INFORMATION PROVIDED
<<<<

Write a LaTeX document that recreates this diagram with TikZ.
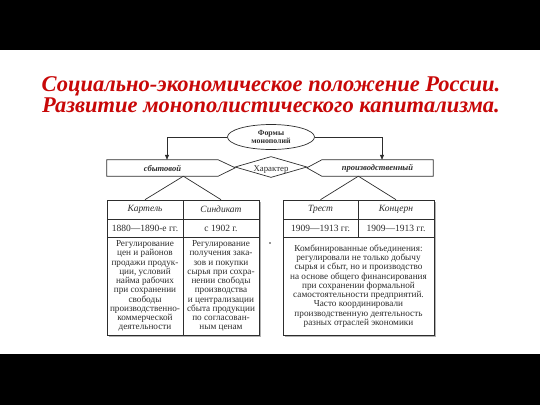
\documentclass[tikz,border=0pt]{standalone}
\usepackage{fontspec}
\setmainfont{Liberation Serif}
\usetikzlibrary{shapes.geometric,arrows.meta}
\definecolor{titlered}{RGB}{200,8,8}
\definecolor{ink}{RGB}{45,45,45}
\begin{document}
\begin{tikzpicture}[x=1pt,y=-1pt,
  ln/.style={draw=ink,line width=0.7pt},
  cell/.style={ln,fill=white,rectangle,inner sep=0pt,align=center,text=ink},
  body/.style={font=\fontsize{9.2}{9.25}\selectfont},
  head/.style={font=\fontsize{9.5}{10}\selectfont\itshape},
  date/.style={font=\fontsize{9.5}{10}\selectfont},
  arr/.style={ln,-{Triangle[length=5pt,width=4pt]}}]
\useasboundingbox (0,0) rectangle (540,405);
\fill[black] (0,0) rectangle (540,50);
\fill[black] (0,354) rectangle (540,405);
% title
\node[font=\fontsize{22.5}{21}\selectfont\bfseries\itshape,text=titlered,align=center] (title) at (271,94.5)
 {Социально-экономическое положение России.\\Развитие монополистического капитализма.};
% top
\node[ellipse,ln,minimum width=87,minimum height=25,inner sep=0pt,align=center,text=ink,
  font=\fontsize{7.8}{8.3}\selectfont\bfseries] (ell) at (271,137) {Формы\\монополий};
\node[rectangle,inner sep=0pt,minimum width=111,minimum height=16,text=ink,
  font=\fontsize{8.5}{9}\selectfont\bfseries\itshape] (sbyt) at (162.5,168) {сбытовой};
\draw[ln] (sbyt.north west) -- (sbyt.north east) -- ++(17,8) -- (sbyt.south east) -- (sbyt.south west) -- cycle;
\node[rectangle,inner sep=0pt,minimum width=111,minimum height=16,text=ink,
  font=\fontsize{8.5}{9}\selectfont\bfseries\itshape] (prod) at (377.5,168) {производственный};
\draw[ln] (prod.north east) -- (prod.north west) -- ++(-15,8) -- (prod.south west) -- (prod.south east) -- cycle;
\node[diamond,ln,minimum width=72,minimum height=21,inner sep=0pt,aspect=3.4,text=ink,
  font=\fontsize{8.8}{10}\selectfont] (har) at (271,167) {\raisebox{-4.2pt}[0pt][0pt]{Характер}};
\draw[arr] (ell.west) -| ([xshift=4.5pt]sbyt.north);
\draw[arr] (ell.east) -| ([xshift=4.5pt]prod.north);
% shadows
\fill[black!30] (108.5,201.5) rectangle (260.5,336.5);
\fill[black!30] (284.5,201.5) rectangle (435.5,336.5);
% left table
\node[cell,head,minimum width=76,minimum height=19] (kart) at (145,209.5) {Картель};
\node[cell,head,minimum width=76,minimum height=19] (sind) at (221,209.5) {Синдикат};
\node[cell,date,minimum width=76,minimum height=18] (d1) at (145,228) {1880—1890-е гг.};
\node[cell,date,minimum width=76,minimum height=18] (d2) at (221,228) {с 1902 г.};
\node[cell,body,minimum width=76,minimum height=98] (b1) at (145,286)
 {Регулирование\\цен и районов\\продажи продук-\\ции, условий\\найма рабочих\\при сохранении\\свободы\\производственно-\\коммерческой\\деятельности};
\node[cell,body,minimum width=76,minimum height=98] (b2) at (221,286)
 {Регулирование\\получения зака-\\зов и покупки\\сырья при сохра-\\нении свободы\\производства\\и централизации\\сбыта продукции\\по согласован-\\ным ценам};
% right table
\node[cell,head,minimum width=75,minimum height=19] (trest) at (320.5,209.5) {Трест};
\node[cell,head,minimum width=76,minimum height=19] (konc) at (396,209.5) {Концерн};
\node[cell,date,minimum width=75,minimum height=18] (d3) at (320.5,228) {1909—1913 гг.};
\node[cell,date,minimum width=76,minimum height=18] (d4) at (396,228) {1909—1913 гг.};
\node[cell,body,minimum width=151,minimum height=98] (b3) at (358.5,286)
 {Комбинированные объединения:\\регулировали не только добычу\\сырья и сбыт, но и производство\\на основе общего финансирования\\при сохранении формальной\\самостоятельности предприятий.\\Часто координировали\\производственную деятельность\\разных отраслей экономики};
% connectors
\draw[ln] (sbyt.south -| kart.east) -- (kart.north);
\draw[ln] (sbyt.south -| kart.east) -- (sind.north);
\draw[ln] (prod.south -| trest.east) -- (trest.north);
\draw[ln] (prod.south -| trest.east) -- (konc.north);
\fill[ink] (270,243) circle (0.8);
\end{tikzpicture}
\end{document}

>>>>

WORK INSTRUCTIONS
Quote the material in full and exactly; do not carry over its pictures.

RESPONSE
Write a LaTeX document that recreates this diagram with TikZ.
\documentclass[tikz,border=0pt]{standalone}
\usepackage{fontspec}
\setmainfont{Liberation Serif}
\usetikzlibrary{shapes.geometric,arrows.meta}
\definecolor{titlered}{RGB}{200,8,8}
\definecolor{ink}{RGB}{45,45,45}
\begin{document}
\begin{tikzpicture}[x=1pt,y=-1pt,
  ln/.style={draw=ink,line width=0.7pt},
  cell/.style={ln,fill=white,rectangle,inner sep=0pt,align=center,text=ink},
  body/.style={font=\fontsize{9.2}{9.25}\selectfont},
  head/.style={font=\fontsize{9.5}{10}\selectfont\itshape},
  date/.style={font=\fontsize{9.5}{10}\selectfont},
  arr/.style={ln,-{Triangle[length=5pt,width=4pt]}}]
\useasboundingbox (0,0) rectangle (540,405);
\fill[black] (0,0) rectangle (540,50);
\fill[black] (0,354) rectangle (540,405);
% title
\node[font=\fontsize{22.5}{21}\selectfont\bfseries\itshape,text=titlered,align=center] (title) at (271,94.5)
 {Социально-экономическое положение России.\\Развитие монополистического капитализма.};
% top
\node[ellipse,ln,minimum width=87,minimum height=25,inner sep=0pt,align=center,text=ink,
  font=\fontsize{7.8}{8.3}\selectfont\bfseries] (ell) at (271,137) {Формы\\монополий};
\node[rectangle,inner sep=0pt,minimum width=111,minimum height=16,text=ink,
  font=\fontsize{8.5}{9}\selectfont\bfseries\itshape] (sbyt) at (162.5,168) {сбытовой};
\draw[ln] (sbyt.north west) -- (sbyt.north east) -- ++(17,8) -- (sbyt.south east) -- (sbyt.south west) -- cycle;
\node[rectangle,inner sep=0pt,minimum width=111,minimum height=16,text=ink,
  font=\fontsize{8.5}{9}\selectfont\bfseries\itshape] (prod) at (377.5,168) {производственный};
\draw[ln] (prod.north east) -- (prod.north west) -- ++(-15,8) -- (prod.south west) -- (prod.south east) -- cycle;
\node[diamond,ln,minimum width=72,minimum height=21,inner sep=0pt,aspect=3.4,text=ink,
  font=\fontsize{8.8}{10}\selectfont] (har) at (271,167) {\raisebox{-4.2pt}[0pt][0pt]{Характер}};
\draw[arr] (ell.west) -| ([xshift=4.5pt]sbyt.north);
\draw[arr] (ell.east) -| ([xshift=4.5pt]prod.north);
% shadows
\fill[black!30] (108.5,201.5) rectangle (260.5,336.5);
\fill[black!30] (284.5,201.5) rectangle (435.5,336.5);
% left table
\node[cell,head,minimum width=76,minimum height=19] (kart) at (145,209.5) {Картель};
\node[cell,head,minimum width=76,minimum height=19] (sind) at (221,209.5) {Синдикат};
\node[cell,date,minimum width=76,minimum height=18] (d1) at (145,228) {1880—1890-е гг.};
\node[cell,date,minimum width=76,minimum height=18] (d2) at (221,228) {с 1902 г.};
\node[cell,body,minimum width=76,minimum height=98] (b1) at (145,286)
 {Регулирование\\цен и районов\\продажи продук-\\ции, условий\\найма рабочих\\при сохранении\\свободы\\производственно-\\коммерческой\\деятельности};
\node[cell,body,minimum width=76,minimum height=98] (b2) at (221,286)
 {Регулирование\\получения зака-\\зов и покупки\\сырья при сохра-\\нении свободы\\производства\\и централизации\\сбыта продукции\\по согласован-\\ным ценам};
% right table
\node[cell,head,minimum width=75,minimum height=19] (trest) at (320.5,209.5) {Трест};
\node[cell,head,minimum width=76,minimum height=19] (konc) at (396,209.5) {Концерн};
\node[cell,date,minimum width=75,minimum height=18] (d3) at (320.5,228) {1909—1913 гг.};
\node[cell,date,minimum width=76,minimum height=18] (d4) at (396,228) {1909—1913 гг.};
\node[cell,body,minimum width=151,minimum height=98] (b3) at (358.5,286)
 {Комбинированные объединения:\\регулировали не только добычу\\сырья и сбыт, но и производство\\на основе общего финансирования\\при сохранении формальной\\самостоятельности предприятий.\\Часто координировали\\производственную деятельность\\разных отраслей экономики};
% connectors
\draw[ln] (sbyt.south -| kart.east) -- (kart.north);
\draw[ln] (sbyt.south -| kart.east) -- (sind.north);
\draw[ln] (prod.south -| trest.east) -- (trest.north);
\draw[ln] (prod.south -| trest.east) -- (konc.north);
\fill[ink] (270,243) circle (0.8);
\end{tikzpicture}
\end{document}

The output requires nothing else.